Remark: One of common problems in counting is inadvertent double (or multiple) counting. For example, your $\binom{52}{1}\binom{3}{1}$ includes the Ace of $\spadesuit$ together with the Ace of $\heartsuit$. But it also counts the Ace of $\heartsuit$ together with the Ace of $\spadesuit$. These give the same one-pair hand.
Hint: When you pick $b,c,d$ you need to make sure they don't match the pair, so there are less than $50$ choices for $b$.
there are $52\choose 1$ ways to pick $a_1$ and $3\choose 1$ ways to pick $a_2$ .
So far so good, but you have over counted. For example: you have counted picking a diamond in for $a_1$ and a heart for $a_2$ as well as picking a heart for $a_1$ and a diamond for $a_2$, but both are the same selection. So, as order does not matter, you need to divide the count by the $2!$ ways to rearrange those two cards.
Alternatively I'd suggest counting ${13\choose 1}{4\choose 2}$ ways to pick the one face and two suits of the paired cards.

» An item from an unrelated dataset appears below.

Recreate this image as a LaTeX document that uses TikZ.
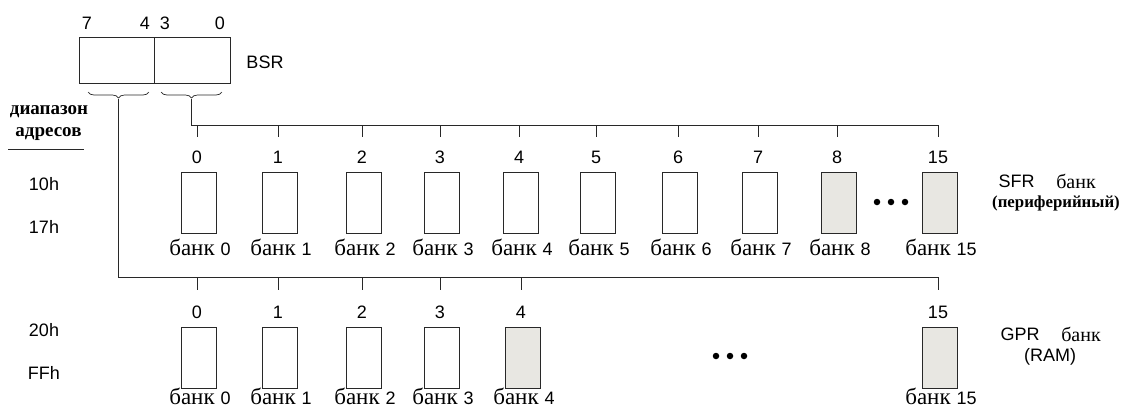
\documentclass[tikz,border=0pt]{standalone}
\usepackage{fontspec}
\setmainfont{Liberation Serif}
\setsansfont{Liberation Sans}
\usetikzlibrary{decorations.pathreplacing}
\definecolor{bankgrey}{RGB}{232,231,226}
\definecolor{linec}{RGB}{40,40,40}
\tikzset{
  bankbox/.style={draw=linec, line width=0.9pt, minimum width=35pt, minimum height=61pt, inner sep=0pt},
  greybox/.style={bankbox, fill=bankgrey},
  num/.style={font=\sffamily\fontsize{18}{18}\selectfont, inner sep=0pt},
  blab/.style={font=\fontsize{23}{23}\selectfont, inner sep=0pt, anchor=base},
  conn/.style={draw=linec, line width=0.9pt},
  dotc/.style={fill=black, circle, inner sep=0pt, minimum size=6.5pt},
  brc/.style={draw=linec, line width=0.7pt, decorate, decoration={brace, mirror, amplitude=6pt}},
  ruslab/.style={font=\bfseries\fontsize{19}{19}\selectfont, inner sep=0pt},
}
\newcommand{\bnk}[1]{банк\hspace{6pt}{\sffamily\fontsize{18}{18}\selectfont #1}}
\begin{document}
\begin{tikzpicture}[x=1pt, y=-1pt]
\useasboundingbox (0,0) rectangle (1122,408);
% BSR register
\node[draw=linec, line width=0.9pt, minimum width=75pt, minimum height=46pt, inner sep=0pt] (bsrL) at (116.5,60) {};
\node[draw=linec, line width=0.9pt, minimum width=76pt, minimum height=46pt, inner sep=0pt] (bsrR) at (192,60) {};
\node[num] (b7) at (87,23) {7};
\node[num] (b4) at (145,23) {4};
\node[num] (b3) at (165,23) {3};
\node[num] (b0) at (220,23) {0};
\node[num] (bsr) at (265,62) {BSR};
% braces
\draw[brc] (88,92) -- (149,92);
\draw[brc] (161,92) -- (222,92);
\coordinate (tipL) at (118.5,99);
\coordinate (tipR) at (191.5,99);
% left labels
\node[ruslab] (dia) at (49,112) {диапазон};
\node[ruslab] (adr) at (48.5,134) {адресов};
\coordinate (ulA) at (8,149);
\coordinate (ulB) at (84,149);
\draw[conn, line width=0.7pt] (ulA) -- (ulB);
\node[num] (h10) at (44,184) {10h};
\node[num] (h17) at (44,227) {17h};
\node[num] (h20) at (44,330) {20h};
\node[num] (hFF) at (44,373) {FFh};
% top bus
\coordinate (topL) at (191.5,125);
\coordinate (topR) at (938,125);
\draw[conn] (tipR) -- (topL) -- (topR);
% bottom bus
\coordinate (botL) at (118.5,277);
\coordinate (botR) at (938,277);
\draw[conn] (tipL) -- (botL) -- (botR);
% SFR banks
\foreach \n/\x/\s in {0/197/bankbox,1/278/bankbox,2/362/bankbox,3/440/bankbox,4/519/bankbox,5/596/bankbox,6/678/bankbox,7/758/bankbox,8/837/greybox,15/938/greybox}{
  \coordinate (st\n) at (\x,125);
  \coordinate (sb\n) at (\x,137);
  \draw[conn] (st\n) -- (sb\n);
  \node[num] (sn\n) at (\x,157) {\n};
  \node[\s] (sbox\n) at (\x+2,202.5) {};
  \node[blab] (sl\n) at (\x+3,255) {\bnk{\n}};
}
\node[dotc] (sd1) at (877,202) {};
\node[dotc] (sd2) at (891,202) {};
\node[dotc] (sd3) at (905,202) {};
\node[font=\sffamily\fontsize{18}{18}\selectfont, inner sep=0pt] (sfr) at (1016.5,181) {SFR};
\node[font=\fontsize{20}{20}\selectfont, inner sep=0pt] (sfrb) at (1076,181) {банк};
\node[font=\bfseries\fontsize{16.8}{16.8}\selectfont, inner sep=0pt] (per) at (1056,203) {(периферийный)};
% GPR banks
\foreach \n/\x/\s in {0/197/bankbox,1/278/bankbox,2/362/bankbox,3/440/bankbox,4/521/greybox,15/938/greybox}{
  \coordinate (gt\n) at (\x,277);
  \coordinate (gb\n) at (\x,290);
  \draw[conn] (gt\n) -- (gb\n);
  \node[num] (gn\n) at (\x,312) {\n};
  \node[\s] (gbox\n) at (\x+2,357.5) {};
  \node[blab] (gl\n) at (\x+3,404) {\bnk{\n}};
}
\node[dotc] (gd1) at (716,356) {};
\node[dotc] (gd2) at (730,356) {};
\node[dotc] (gd3) at (744,356) {};
\node[font=\sffamily\fontsize{18}{18}\selectfont, inner sep=0pt] (gpr) at (1020,334) {GPR};
\node[font=\fontsize{20}{20}\selectfont, inner sep=0pt] (gprb) at (1081,334) {банк};
\node[num] (ram) at (1050,357) {(RAM)};
\end{tikzpicture}
\end{document}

and then $50\choose 1$ for b , $49\choose 1$ for c , and $48\choose 1$ for d
You have to avoid picking cards that have the same face as a, or each other. You want only the one pair. So by your way you need to count $48\choose 1$ ways for b, $44\choose 1$ for c, and then $40 \choose 1$ for d, and likewise deal with overcounting the arrangement of three singletons by dividing by $3!$.
I'd count the way to pick three different faces and a suit for each as: ${12\choose 3}{4\choose 1}^3$
So your result should be $$\frac 1 {2! 3!}{52\choose 1}{3\choose 1}{48\choose 1}{44\choose 1}{40\choose 1} = {13\choose 1}{4\choose 2}{12\choose 3}{4\choose 1}^3 $$